I’m also looking forward to Mike Bartlett’s The 47th at the Old Vic—I am guessing it’ll be Trumpy—and Clybourne Park, which won Bruce Norris the Pulitzer for drama, which is being revived in Finsbury.
I’m in two minds about seeing Straight Line Crazy, but I’m aware that top of the list of Things Men Like is Robert Caro—seriously, when he came to a lobby lunch it was like Beatlemania for Centrist Dads—so I feel it is my duty to pass on the fact that this play is an adaptation of Caro’s biography of Robert Moses.
Quick Links
“Many of the same people who bemoan the divisive nature of the culture wars are doing absolutely nothing to make it more nuanced. Claiming that certain figures from the past who were racist were not in fact racist is an extreme view; but so is denying that some of these racist people should not be considered heroic or virtuous or praiseworthy in other respects.” (Unherd) One of the nice things about my advanced age is that I am now happy that talented young writers like James Marriott and Tomiwa Owolade (who wrote this piece) exist, rather than wanting to break their fingers in a fit of jealousy.
Rik Mayall writes to Bob Geldof (read by Ade Edmondson).
Extreme levels of media beef this week. Departing NYT staffer Taylor Lorenz vs current NYT staffer Maggie Haberman on whether it’s cringey for journalists to see themselves as brands, or merely a reflection of their value in the marketplace. Laurie Penny vs JK Rowling on whether bad book reviews can cause a PTSD relapse. The NYT’s star writer Nikole Hannah Jones vs a student activist who wrote about campus free speech in the NYT.

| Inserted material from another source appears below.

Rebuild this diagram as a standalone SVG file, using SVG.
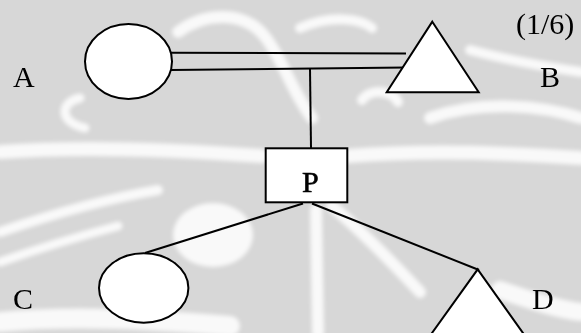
<svg xmlns="http://www.w3.org/2000/svg" width="581" height="333" viewBox="0 0 581 333">
  <defs>
    <filter id="soft" x="-10%" y="-10%" width="120%" height="120%">
      <feGaussianBlur stdDeviation="2"/>
    </filter>
    <style>
      .wm { fill: none; stroke: #ffffff; stroke-linecap: round; opacity: 0.85; }
      .shape { fill: #ffffff; stroke: #000000; stroke-width: 2; }
      .link { fill: none; stroke: #000000; stroke-width: 2; }
      .label { font-family: "Liberation Serif", "Times New Roman", serif; font-size: 30px; fill: #000000; }
    </style>
  </defs>

  <!-- background watermark -->
  <rect x="0" y="0" width="581" height="333" fill="#d7d7d7"/>
  <g id="watermark" filter="url(#soft)">
    <path class="wm" stroke-width="12" d="M 178 32 C 205 12, 245 10, 266 38 C 284 62, 292 92, 312 118"/>
    <path class="wm" stroke-width="10" d="M 300 28 C 330 15, 360 18, 372 28"/>
    <path class="wm" stroke-width="9" d="M 80 98 C 60 102, 58 122, 85 128"/>
    <path class="wm" stroke-width="14" d="M 0 152 C 80 146, 180 150, 262 156"/>
    <path class="wm" stroke-width="14" d="M 348 156 C 420 150, 500 152, 581 158"/>
    <path class="wm" stroke-width="10" d="M 362 100 C 370 88, 392 90, 398 102"/>
    <path class="wm" stroke-width="12" d="M 430 118 C 480 100, 540 105, 581 118"/>
    <path class="wm" stroke-width="10" d="M 470 50 C 500 58, 540 66, 581 72"/>
    <path class="wm" stroke-width="10" d="M 0 232 C 50 215, 110 198, 158 190"/>
    <path class="wm" stroke-width="9" d="M 0 262 C 40 248, 80 236, 118 226"/>
    <ellipse cx="213" cy="235" rx="40" ry="32" fill="#ffffff" opacity="0.85"/>
    <path class="wm" stroke-width="12" d="M 316 210 L 318 333"/>
    <path class="wm" stroke-width="12" d="M 332 206 C 360 230, 392 262, 420 292"/>
    <path class="wm" stroke-width="20" d="M 0 322 C 60 316, 140 318, 230 326"/>
    <path class="wm" stroke-width="18" d="M 500 290 C 530 300, 560 310, 581 312"/>
  </g>

  <!-- connectors -->
  <g id="connectors">
    <path class="link" d="M 171 52.7 L 406 53.5"/>
    <path class="link" d="M 171 70 L 406 67.6"/>
    <path class="link" d="M 310 69 L 311 148"/>
    <path class="link" d="M 303 203.5 L 145 253"/>
    <path class="link" d="M 312 203.5 L 479 270"/>
  </g>

  <!-- nodes -->
  <g id="node-a">
    <ellipse class="shape" cx="128.5" cy="61.5" rx="43.5" ry="37.5"/>
    <text class="label" x="13" y="87">A</text>
  </g>
  <g id="node-b">
    <polygon class="shape" points="432.3,21.7 478.7,92.3 386.7,92.3"/>
    <text class="label" x="540" y="87">B</text>
    <text class="label" x="516" y="34" font-size="27">(1/6)</text>
  </g>
  <g id="node-p">
    <rect class="shape" x="265.7" y="148.3" width="81.6" height="54"/>
    <text class="label" x="302" y="192" font-size="36" stroke="#000000" stroke-width="0.6">P</text>
  </g>
  <g id="node-c">
    <ellipse class="shape" cx="143.7" cy="288" rx="44.7" ry="34.7"/>
    <text class="label" x="13" y="309">C</text>
  </g>
  <g id="node-d">
    <polygon class="shape" points="477.7,269.3 528,340 427,340"/>
    <text class="label" x="532" y="309">D</text>
  </g>
</svg>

This bot tweeted the pay gap of firms doing self-congratulatory corporate "we celebrate all our lovely women!!!" tweets for #IWD. I particularly enjoyed the resulting shame-deletions from the worst offenders.
Suzanne Moore has an extremely long lunch with John Cooper Clarke. Contains phrases such as “in fact he does not like humanised bears in general” and “I’ve lived with a monkey. They are full of nothing but self-interest.”

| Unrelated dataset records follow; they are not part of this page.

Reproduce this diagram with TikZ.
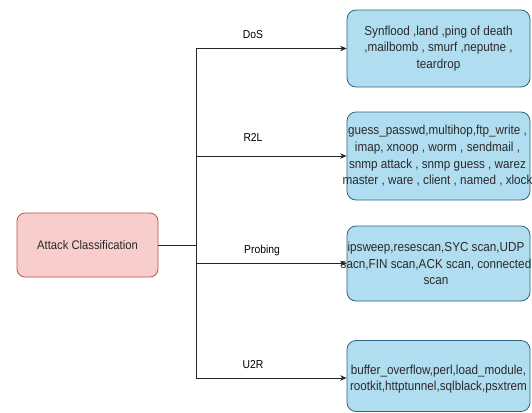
\documentclass[tikz,border=0pt]{standalone}
\usepackage{fontspec}
\setmainfont{Liberation Sans}[FakeStretch=0.9]
\usetikzlibrary{arrows.meta}
\definecolor{pinkfill}{HTML}{F8CECC}
\definecolor{pinkdraw}{HTML}{B85450}
\definecolor{bluefill}{HTML}{B1DDF0}
\definecolor{bluedraw}{HTML}{2F6580}
\definecolor{inkgray}{HTML}{2A2A2A}
\begin{document}
\begin{tikzpicture}[x=1pt,y=-1pt,
  rootbox/.style={draw=pinkdraw,fill=pinkfill,rounded corners=8pt,line width=0.8pt,
    minimum width=141pt,minimum height=64pt,inner sep=0pt,
    font=\fontsize{12.5}{15}\selectfont,text=inkgray},
  leafbox/.style={draw=bluedraw,fill=bluefill,rounded corners=9pt,line width=0.8pt,
    minimum width=183pt,inner sep=0pt},
  leaftext/.style={align=center,inner sep=0pt,text=inkgray,
    font=\fontsize{13}{16.7}\selectfont},
  branchlabel/.style={inner sep=0pt,text=black,font=\fontsize{11.5}{13}\selectfont},
  wire/.style={line width=0.9pt,draw=black!85},
  arrowwire/.style={wire,-{Stealth[length=6.5pt,width=5.5pt]}}
]
\useasboundingbox (0,0) rectangle (532,412);
\fill[white] (0,0) rectangle (532,412);

% root of the classification
\node[rootbox] (root) at (87.5,245) {Attack Classification};

% attack families
\node[leafbox,minimum height=77pt] (dos)   at (438.5,48.5) {};
\node[leafbox,minimum height=88pt] (r2l)   at (438.5,156)  {};
\node[leafbox,minimum height=75pt] (probe) at (438.5,263.5) {};
\node[leafbox,minimum height=71pt] (u2r)   at (438.5,376)  {};

\node[leaftext] (dostxt) at (dos.center)
  {Synflood ,land ,ping of death\\,mailbomb , smurf ,neputne ,\\teardrop};
\node[leaftext] (r2ltxt) at ([xshift=-1pt]r2l.center)
  {guess\_passwd,multihop,ftp\_write ,\\imap, xnoop , worm , sendmail ,\\snmp attack , snmp guess , warez\\master , ware , client , named , xlock};
\node[leaftext] (probetxt) at ([xshift=-2.5pt]probe.center)
  {ipsweep,resescan,SYC scan,UDP\\sacn,FIN scan,ACK scan, connected\\scan};
\node[leaftext] (u2rtxt) at ([yshift=-3pt]u2r.center)
  {buffer\_overflow,perl,load\_module,\\rootkit,httptunnel,sqlblack,psxtrem};

% trunk junctions
\coordinate (jroot)  at (196,245);
\coordinate (jdos)   at (196,48.5);
\coordinate (jr2l)   at (196,156);
\coordinate (jprobe) at (196,263.5);
\coordinate (ju2r)   at (196,378);

\draw[wire] (root.east) -- (jroot);
\draw[wire] (jdos) -- (ju2r);

\draw[arrowwire] (jdos)   -- (jdos -| dos.west);
\draw[arrowwire] (jr2l)   -- (jr2l -| r2l.west);
\draw[arrowwire] (jprobe) -- (jprobe -| probe.west);
\draw[arrowwire] (ju2r)   -- (ju2r -| u2r.west);

% branch labels
\node[branchlabel] (ldos)   at (253,35)  {DoS};
\node[branchlabel] (lr2l)   at (253,137) {R2L};
\node[branchlabel] (lprobe) at (262,251) {Probing};
\node[branchlabel] (lu2r)   at (253,365) {U2R};
\end{tikzpicture}
\end{document}
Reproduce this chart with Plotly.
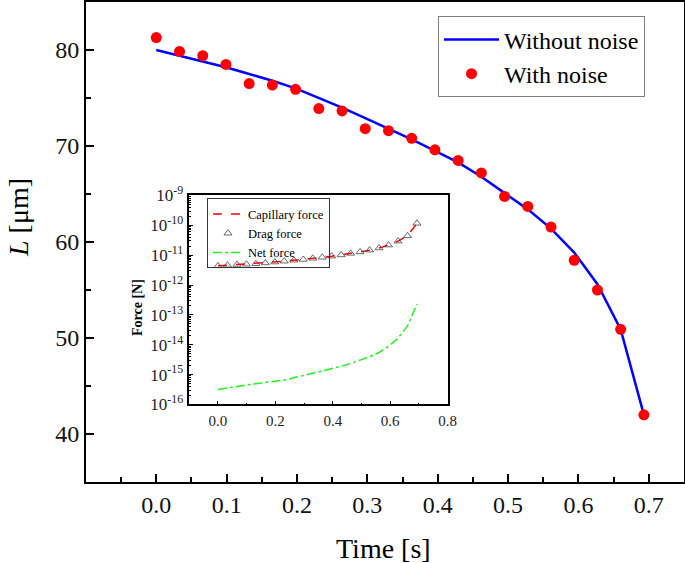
import plotly.graph_objects as go

# ---- main panel data ----
time_s = [0.000, 0.033, 0.066, 0.099, 0.132, 0.165, 0.198, 0.231, 0.264, 0.297, 0.330,
          0.363, 0.396, 0.429, 0.462, 0.495, 0.528, 0.561, 0.594, 0.627, 0.660, 0.693]
L_without_noise = [80.0, 79.4, 78.8, 78.2, 77.5, 76.8, 76.0, 75.0, 74.0, 72.9, 71.8,
                   70.7, 69.5, 68.3, 66.8, 65.1, 63.4, 61.4, 58.9, 55.6, 50.9, 42.0]
L_with_noise = [81.3, 79.85, 79.4, 78.5, 76.5, 76.35, 75.9, 73.9, 73.65, 71.8, 71.6,
                70.8, 69.6, 68.5, 67.2, 64.75, 63.7, 61.55, 58.1, 55.0, 50.9, 42.0]

# ---- inset data ----
capillary_force = [4.4e-12, 4.6e-12, 4.9e-12, 5.0e-12, 5.2e-12, 5.5e-12, 5.9e-12, 6.3e-12,
                   6.8e-12, 7.2e-12, 7.9e-12, 8.5e-12, 9.3e-12, 1.02e-11, 1.15e-11, 1.29e-11,
                   1.48e-11, 1.74e-11, 2.19e-11, 2.95e-11, 4.47e-11, 1.17e-10]
drag_force = [4.4e-12, 4.6e-12, 4.9e-12, 5.0e-12, 5.2e-12, 5.5e-12, 5.9e-12, 6.3e-12,
              6.8e-12, 7.2e-12, 7.9e-12, 8.5e-12, 9.3e-12, 1.02e-11, 1.15e-11, 1.29e-11,
              1.48e-11, 1.74e-11, 2.19e-11, 2.95e-11, 4.47e-11, 1.17e-10]
net_force = [3.2e-16, 3.5e-16, 4.0e-16, 4.5e-16, 4.9e-16, 5.4e-16, 5.9e-16, 6.6e-16,
             7.8e-16, 9.3e-16, 1.1e-15, 1.3e-15, 1.55e-15, 1.9e-15, 2.35e-15, 3.0e-15,
             4.0e-15, 5.5e-15, 8.9e-15, 1.66e-14, 4.2e-14, 2.3e-13]

inset_y_ticks = [1e-16, 1e-15, 1e-14, 1e-13, 1e-12, 1e-11, 1e-10, 1e-9]
inset_y_labels = ["10<sup>-16</sup>", "10<sup>-15</sup>", "10<sup>-14</sup>", "10<sup>-13</sup>",
                  "10<sup>-12</sup>", "10<sup>-11</sup>", "10<sup>-10</sup>", "10<sup>-9</sup>"]

FONT = "Liberation Serif, Times New Roman, DejaVu Serif, serif"

fig = go.Figure()

fig.add_trace(go.Scatter(x=time_s, y=L_without_noise, mode="lines", name="Without noise",
                         line=dict(color="#0000ff", width=2.5), xaxis="x", yaxis="y",
                         legend="legend"))
fig.add_trace(go.Scatter(x=time_s, y=L_with_noise, mode="markers", name="With noise",
                         marker=dict(color="#ff0000", size=11), xaxis="x", yaxis="y",
                         legend="legend"))

fig.add_trace(go.Scatter(x=time_s, y=capillary_force, mode="lines", name="Capillary force",
                         line=dict(color="#ff0000", width=1.5, dash="dash"),
                         xaxis="x2", yaxis="y2", legend="legend2"))
fig.add_trace(go.Scatter(x=time_s, y=drag_force, mode="markers", name="Drag force",
                         marker=dict(symbol="triangle-up-open", color="#444444", size=7,
                                     line=dict(width=0.8)),
                         xaxis="x2", yaxis="y2", legend="legend2"))
fig.add_trace(go.Scatter(x=time_s, y=net_force, mode="lines", name="Net force",
                         line=dict(color="#22ee22", width=1.5, dash="dashdot"),
                         xaxis="x2", yaxis="y2", legend="legend2"))

main_axis = dict(showgrid=False, zeroline=False, showline=True, linecolor="black",
                 linewidth=2, mirror=True, ticks="inside", ticklen=8, tickwidth=2,
                 tickcolor="black", tickfont=dict(family=FONT, size=24, color="#111"))

fig.update_layout(
    width=685, height=563,
    margin=dict(l=86, r=1, t=2, b=81, autoexpand=False),
    paper_bgcolor="white", plot_bgcolor="white",
    font=dict(family=FONT, color="black"),
    xaxis=dict(main_axis, domain=[0, 1], range=[-0.0999, 0.75], tick0=0, dtick=0.1,
               tickformat=".1f", ticklabelstandoff=0,
               minor=dict(ticks="inside", ticklen=5, tickwidth=2, dtick=0.05, tick0=0,
                          tickcolor="black")),
    yaxis=dict(main_axis, domain=[0, 1], range=[35, 85], tick0=0, dtick=10,
               ticklabelstandoff=0,
               minor=dict(ticks="inside", ticklen=5, tickwidth=2, dtick=5, tick0=0,
                          tickcolor="black")),
    xaxis2=dict(domain=[0.1727, 0.6048], anchor="y2", range=[-0.1, 0.8], tick0=0, dtick=0.2,
                tickformat=".1f", showgrid=False, zeroline=False, showline=True,
                linecolor="black", linewidth=1.5, mirror=True, ticks="inside", ticklen=4,
                tickwidth=1, tickcolor="black", ticklabelstandoff=2,
                tickfont=dict(family=FONT, size=15, color="#222"),
                minor=dict(ticks="inside", ticklen=2, dtick=0.1, tick0=0, tickcolor="black")),
    yaxis2=dict(domain=[0.1615, 0.5969], anchor="x2", type="log", range=[-16, -9],
                tickmode="array", tickvals=inset_y_ticks, ticktext=inset_y_labels,
                showgrid=False, zeroline=False, showline=True, linecolor="black",
                linewidth=1.5, mirror=True, ticks="inside", ticklen=4, tickwidth=1,
                tickcolor="black", ticklabelstandoff=1,
                tickfont=dict(family=FONT, size=17, color="#222"),
                minor=dict(ticks="inside", ticklen=2, dtick="D1", tickcolor="black",
                           showgrid=False)),
    legend=dict(x=0.5886, y=0.97, xanchor="left", yanchor="top",
                bgcolor="white", bordercolor="#808080", borderwidth=1,
                font=dict(family=FONT, size=24, color="black"), itemwidth=55,
                tracegroupgap=0),
    legend2=dict(x=0.2023, y=0.591, xanchor="left", yanchor="top",
                 bgcolor="rgba(0,0,0,0)", bordercolor="#333333", borderwidth=1,
                 font=dict(family=FONT, size=12.5, color="black"), itemwidth=30,
                 tracegroupgap=0),
    annotations=[
        dict(text="Time [s]", xref="paper", yref="paper", x=0.498, y=-0.1375,
             xanchor="center", yanchor="middle", showarrow=False,
             font=dict(family=FONT, size=28, color="black")),
        dict(text="<i>L</i> [μm]", xref="paper", yref="paper", x=-0.112, y=0.55,
             xanchor="center", yanchor="middle", showarrow=False, textangle=-90,
             font=dict(family=FONT, size=28, color="black")),
        dict(text="<b>Force [N]</b>", xref="paper", yref="paper", x=0.0853, y=0.3625,
             xanchor="center", yanchor="middle", showarrow=False, textangle=-90,
             font=dict(family=FONT, size=14, color="black")),
    ],
)

fig.write_html("out.html", config={"displayModeBar": False},
               post_script="document.body.style.margin='0';document.body.style.padding='0';")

“My mum lived til she was 100, so I might have another 30 years.” Harriet Harman is always interesting on women’s rights (Politics Home).
Sirin Kale on Ukrainian commercial surrogacy. A brave piece to write when there are quite a few senior journalists who have used Eastern European surrogates. (Guardian)
Steven Johnson on whether we are under-rating the risk of a nuclear attack on a big city (Adjacent Possible).
‘To return to Kyiv from separatist-controlled eastern Ukraine after the death of his family, Mr. Perebyinis traveled into Russia and flew to the city of Kaliningrad, to cross a land border into Poland. At the Russia-Poland border, he said, Russian guards questioned him, took his fingerprints and seemed ready to arrest him for unclear reasons, though he was eventually allowed to travel on.
He said he told them: “My whole family died in what you call a special operation and we call a war. You can do what you want with me. I have nothing left to lose.’’’ (New York Times)
'“I hear what sounds vaguely like a lone cry from an infant upstairs. I think I notice Grimes wince, but I say nothing and move on. Could be anything.” TFW you’re interviewing Grimes for Vanity Fair and you discover she has a secret second baby with Elon Musk because you hear the kid crying. (Vanity Fair)
Correction: In the last Bluestocking, I randomly linked to a Young Vic tweet instead of an Atlantic piece on Finnish militias. Here is the right link.
See you next time!
Isn't it "Hannah-Nikole Jones"? That's what Katie Herzog says.
Not Finsbury - Finsbury Park. Completely different place.